Are you into headphones?


----------



## lance.bailey (Apr 1, 2019)

i picked up a pair of AKG K140S back 40 years ago. one of my best audio puchases ever. many many 80's albums with "scenes from the studio" show these exact cans on the ears of the engineers. the line has morphed over the years but remain true to the AKG sound and comfort.

My other set is a pair of SR40 electret headphones by stax. very nice. i would graduate from those into full electrostatics, as my main speakers are all electrostatics (quad and martin logan).


----------



## Needsdecaf (Dec 27, 2018)

I am not into headphones, but I should be!

I started following this chap on Instagram back sometime in 2019. His name is Christian James Hand. He is a musician, producer, roadie, and all around interesting dude (warning, NSFW language on his stuff, lol).

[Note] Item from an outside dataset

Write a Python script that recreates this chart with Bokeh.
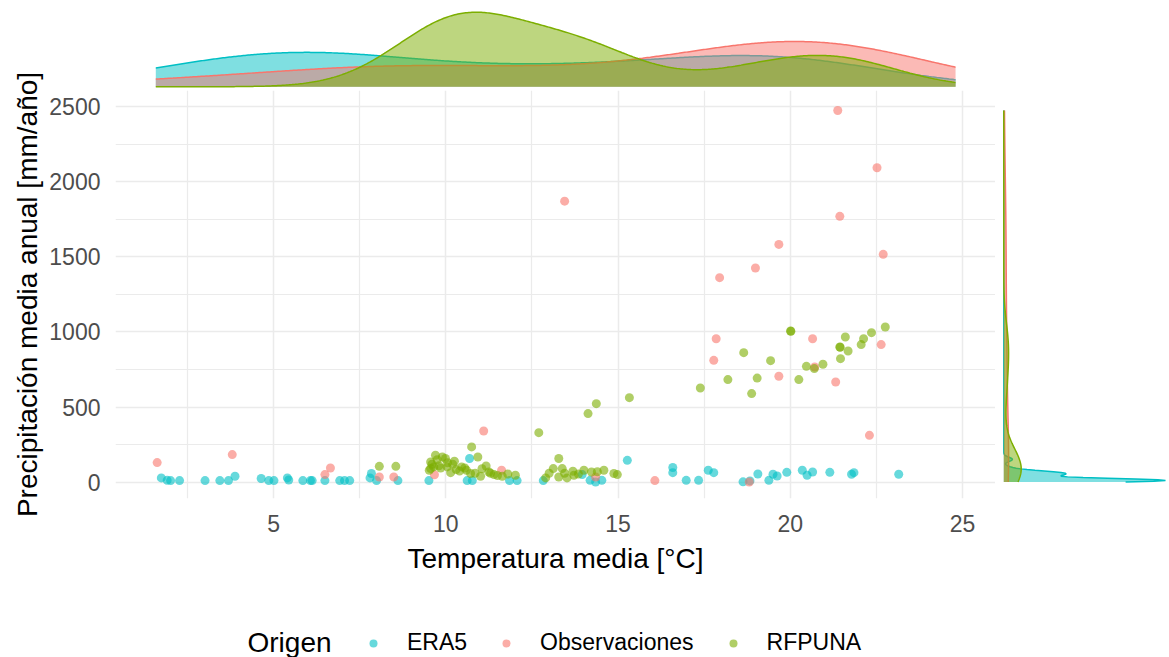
import numpy as np
from bokeh.plotting import figure
from bokeh.layouts import column, row
from bokeh.models import Range1d, FixedTicker, Legend, LegendItem, Label
from bokeh.embed import file_html
from bokeh.resources import INLINE

# Temperatura media anual [°C] y precipitación media anual [mm/año] por estación y origen
era5_temp = [1.74, 1.91, 2.01, 2.27, 3.01, 3.44, 3.69, 3.88, 4.64, 4.86, 5.01, 5.40, 5.44,
             5.85, 6.07, 6.12, 6.49, 6.92, 7.06, 7.21, 7.80, 7.84, 7.99, 8.61, 9.51, 10.69,
             10.62, 10.77, 11.85, 12.07, 12.83, 13.96, 14.19, 14.35, 14.53, 15.27, 16.59,
             16.59, 16.98, 17.34, 17.62, 17.78, 18.63, 18.83, 19.06, 19.38, 19.50, 19.62,
             19.90, 20.35, 20.49, 20.65, 21.15, 21.78, 21.85, 23.15]
era5_precip = [29, 13, 11, 11, 11, 11, 11, 40, 25, 11, 11, 29, 15,
               11, 11, 11, 11, 11, 11, 11, 29, 58, 11, 11, 11, 158,
               11, 11, 11, 11, 11, 51, 13, 2, 13, 146, 98,
               64, 13, 13, 80, 64, 3, 9, 55, 13, 53, 42,
               66, 80, 47, 68, 66, 53, 64, 53]

obs_temp = [1.62, 3.80, 6.49, 6.65, 8.07, 8.49, 9.67, 11.10, 11.62, 13.45, 14.35, 16.07,
            18.81, 17.95, 17.85, 17.78, 18.99, 19.67, 19.67, 20.71, 20.65, 21.32, 21.38,
            21.44, 22.30, 22.52, 22.64, 22.70]
obs_precip = [131, 184, 51, 95, 35, 35, 50, 341, 80, 1870, 35, 11,
              2, 1361, 955, 811, 1425, 1582, 705, 767, 955, 667, 2473,
              1769, 312, 2092, 916, 1516]

rfpuna_temp = [8.07, 8.55, 9.52, 9.56, 9.70, 9.65, 9.90, 9.99, 9.56, 10.04, 10.14, 10.46,
               10.75, 10.93, 10.72, 11.01, 11.17, 11.25, 11.40, 11.64, 12.02, 12.70, 12.90,
               13.12, 13.28, 13.38, 13.28, 13.52, 13.69, 13.72, 14.01, 14.23, 14.59, 14.88,
               14.98, 14.13, 14.37, 15.33, 17.39, 18.19, 18.88, 19.04, 18.65, 19.43, 20.01,
               20.02, 20.25, 20.47, 20.70, 20.95, 21.44, 21.45, 21.46, 21.60, 21.68, 22.06,
               22.13, 22.36, 22.76, 10.20, 10.30, 9.80, 10.60,
               9.60, 9.75, 9.85, 10.05, 10.25, 10.40, 10.55, 10.85, 11.05, 11.30, 11.50,
               11.80, 13.00, 13.45, 13.85, 14.40]
rfpuna_precip = [106, 106, 80, 135, 180, 102, 168, 158, 91, 102, 64, 102,
                 235, 168, 58, 40, 108, 68, 51, 40, 47, 330, 29,
                 91, 158, 91, 35, 29, 73, 47, 80, 68, 80, 58,
                 51, 457, 523, 563, 627, 683, 590, 693, 862, 809, 1006,
                 1004, 683, 771, 756, 785, 900, 898, 822, 966, 873, 916,
                 955, 995, 1033, 120, 85, 110, 80,
                 120, 150, 95, 130, 140, 75, 95, 60, 90, 60, 45,
                 55, 60, 60, 55, 70]

sources = ["ERA5", "Observaciones", "RFPUNA"]
temps = [era5_temp, obs_temp, rfpuna_temp]
precips = [era5_precip, obs_precip, rfpuna_precip]
colors = ["#00BFC4", "#F8766D", "#7CAE00"]

x_ticks = [5, 10, 15, 20, 25]
x_minor = [2.5, 7.5, 12.5, 17.5, 22.5]
y_ticks = [0, 500, 1000, 1500, 2000, 2500]
y_minor = [250, 750, 1250, 1750, 2250]

# extent of the temperature scale used for the marginal densities
temp_limits = (1.58, 24.8)

FONT = "Liberation Sans"
PAGE_W, PAGE_H = 1169, 657
TITLE_W = 45      # strip holding the rotated y-axis title
LEFT = 70         # room for the y tick labels
RIGHT_W = 174     # right marginal panel
TOP_H = 90
MAIN_H = 490
LEG_H = PAGE_H - TOP_H - MAIN_H


def bw_nrd0(v):
    v = np.asarray(v, dtype=float)
    sd = v.std(ddof=1)
    q75, q25 = np.percentile(v, [75, 25])
    lo = min(sd, (q75 - q25) / 1.34)
    if lo <= 0:
        lo = sd
    return 0.9 * lo * len(v) ** -0.2


def kde(v, grid):
    v = np.asarray(v, dtype=float)
    bw = bw_nrd0(v)
    z = (grid[:, None] - v[None, :]) / bw
    return np.exp(-0.5 * z ** 2).sum(axis=1) / (len(v) * bw * np.sqrt(2 * np.pi))


def bare(**kw):
    f = figure(x_axis_location=None, y_axis_location=None, toolbar_location=None,
               output_backend="svg", **kw)
    f.outline_line_color = None
    f.grid.visible = False
    return f


x_range = Range1d(0.41, 25.96)
y_range = Range1d(-108, 2606)

# ---- main scatter ----
p = figure(width=PAGE_W - TITLE_W - RIGHT_W, height=MAIN_H, x_range=x_range, y_range=y_range,
           toolbar_location=None, output_backend="svg",
           min_border_left=LEFT, min_border_right=0, min_border_top=0, min_border_bottom=82,
           x_axis_label="Temperatura media [°C]")
p.outline_line_color = None
p.background_fill_color = "white"

for name, tx, py, col in zip(sources, temps, precips, colors):
    p.scatter(tx, py, size=9, fill_color=col, fill_alpha=0.6, line_color=None)

p.xaxis.ticker = FixedTicker(ticks=x_ticks)
p.yaxis.ticker = FixedTicker(ticks=y_ticks)
p.xgrid.ticker = FixedTicker(ticks=x_ticks, minor_ticks=x_minor)
p.ygrid.ticker = FixedTicker(ticks=y_ticks, minor_ticks=y_minor)
for g in (p.xgrid, p.ygrid):
    g.grid_line_color = "#EBEBEB"
    g.grid_line_width = 1.5
    g.minor_grid_line_color = "#EBEBEB"
    g.minor_grid_line_width = 1.2

for ax in (p.xaxis, p.yaxis):
    ax.axis_line_color = None
    ax.major_tick_line_color = None
    ax.minor_tick_line_color = None
    ax.major_label_text_font = FONT
    ax.major_label_text_font_size = "23px"
    ax.major_label_text_color = "#4D4D4D"
    ax.axis_label_text_font = FONT
    ax.axis_label_text_font_size = "28px"
    ax.axis_label_text_font_style = "normal"
    ax.axis_label_text_color = "black"
p.xaxis.major_label_standoff = 10
p.xaxis.axis_label_standoff = 8
p.yaxis.major_label_standoff = 9

# ---- top marginal: temperature densities ----
xg = np.linspace(temp_limits[0], temp_limits[1], 512)
dens_x = [kde(t, xg) for t in temps]
mx = max(d.max() for d in dens_x)
top = bare(width=PAGE_W - TITLE_W, height=TOP_H, x_range=x_range,
           y_range=Range1d(-0.05 * mx, 1.05 * mx),
           min_border_left=LEFT, min_border_right=RIGHT_W, min_border_top=8, min_border_bottom=0)
for d, col in zip(dens_x, colors):
    top.varea(x=xg, y1=np.zeros_like(d), y2=d, fill_color=col, fill_alpha=0.5)
    top.line(xg, d, line_color=col, line_width=1.5)

# ---- right marginal: precipitation densities ----
all_p = np.concatenate([np.asarray(v, dtype=float) for v in precips])
yg = np.linspace(all_p.min(), all_p.max(), 512)
dens_y = [kde(v, yg) for v in precips]
my = max(d.max() for d in dens_y)
right = bare(width=RIGHT_W, height=MAIN_H, x_range=Range1d(-0.0513 * my, 1.0247 * my),
             y_range=y_range,
             min_border_left=0, min_border_right=0, min_border_top=0, min_border_bottom=82)
for d, col in zip(dens_y, colors):
    right.harea(y=yg, x1=np.zeros_like(d), x2=d, fill_color=col, fill_alpha=0.5)
    right.line(d, yg, line_color=col, line_width=1.5)

# ---- legend strip (keys reuse the series styling; their renderers stay hidden) ----
lg = bare(width=PAGE_W - TITLE_W, height=LEG_H, x_range=Range1d(0, 1), y_range=Range1d(0, 1),
          min_border_left=LEFT, min_border_right=RIGHT_W, min_border_top=0, min_border_bottom=0)
keys = []
for tx, py, col in zip(temps, precips, colors):
    keys.append(lg.scatter(tx, py, size=9, fill_color=col, fill_alpha=0.6, line_color=None,
                           visible=False))
legend = Legend(items=[LegendItem(label=s, renderers=[r]) for s, r in zip(sources, keys)],
                orientation="horizontal", location=(248, 1))
legend.label_text_font = FONT
legend.label_text_font_size = "23px"
legend.label_text_color = "black"
legend.glyph_width = 20
legend.glyph_height = 20
legend.label_standoff = 24
legend.spacing = 29
legend.padding = 0
legend.margin = 0
legend.border_line_color = None
legend.background_fill_alpha = 0
legend.inactive_fill_alpha = 0
lg.add_layout(legend, "center")
lg.add_layout(Label(x=132, y=15, x_units="screen", y_units="screen", text="Origen",
                    text_font=FONT, text_font_size="28px", text_color="black",
                    text_baseline="middle", text_align="left"))

# ---- y-axis title strip spanning the full height ----
ytitle = bare(width=TITLE_W, height=PAGE_H, x_range=Range1d(0, 1), y_range=Range1d(0, 1),
              min_border_left=0, min_border_right=0, min_border_top=0, min_border_bottom=0)
ytitle.add_layout(Label(x=27, y=PAGE_H - 294, x_units="screen", y_units="screen",
                        text="Precipitación media anual [mm/año]", angle=90, angle_units="deg",
                        text_font=FONT, text_font_size="28px", text_color="black",
                        text_baseline="middle", text_align="center"))

layout = row(ytitle, column(top, row(p, right, spacing=0), lg, spacing=0), spacing=0)
open("out.html", "w").write(file_html(layout, INLINE))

https://thesessionwebsite.com/
His most recent gig is "The Session" whereby he gains access to the original tracks / stems of very popular 70's / 80's / 90's and some later music and then breaks them down, track by track. Drums / Bass / Guitar / Keys / Extras / Vocals. He has a Radio show on KLOS on LA that you can listen to archived sessions on Sound Cloud. They're worth a listen.

But the real gems are his Instagram Live shows (link to both are on his page). He started doing them when COVID hit as he couldn't do his live Session shows. To date, he's done nearly 450 songs. He does them normally weekdays at 11:00 AM Pacific, Wednesday night at 7:00 PM PT and also on the weekends. They're live...so you miss them, you've lost it. But man, to date he's done some AMAZING things. And one of the nuttiest parts about it is the guests that come in. Some real music insiders like Jimmy Jam. We've had Greg Phillinganes drop in when he's broken down Michael Jackson, on which Greg played most of the keyboards. It's fantastic.

Anyway, as Christian says, you must listen on headphones for the true experience and, as is his saying, "real headphones don't die". He recommends Sony MDR-7506's and also the Audeze LCD-1's. The Audeze can get very pricey but the LCD-1's are "only" $400.

Anyway, happy to plug him because the shows are really really cool if you're into music. I had a pair of MDR 7506's back in the day when CD's first came out and I had a discman. Great phones.


----------



## Madmolecule (Oct 8, 2018)

An alternate listening approach with color

Nuraphone


----------



## pyjamasam (Feb 25, 2020)

Madmolecule said:


> An alternate listening approach with color
> 
> Nuraphone


I've been eyeing those as well for a little while now. I suspect I might try them for my next pair.

chris.


----------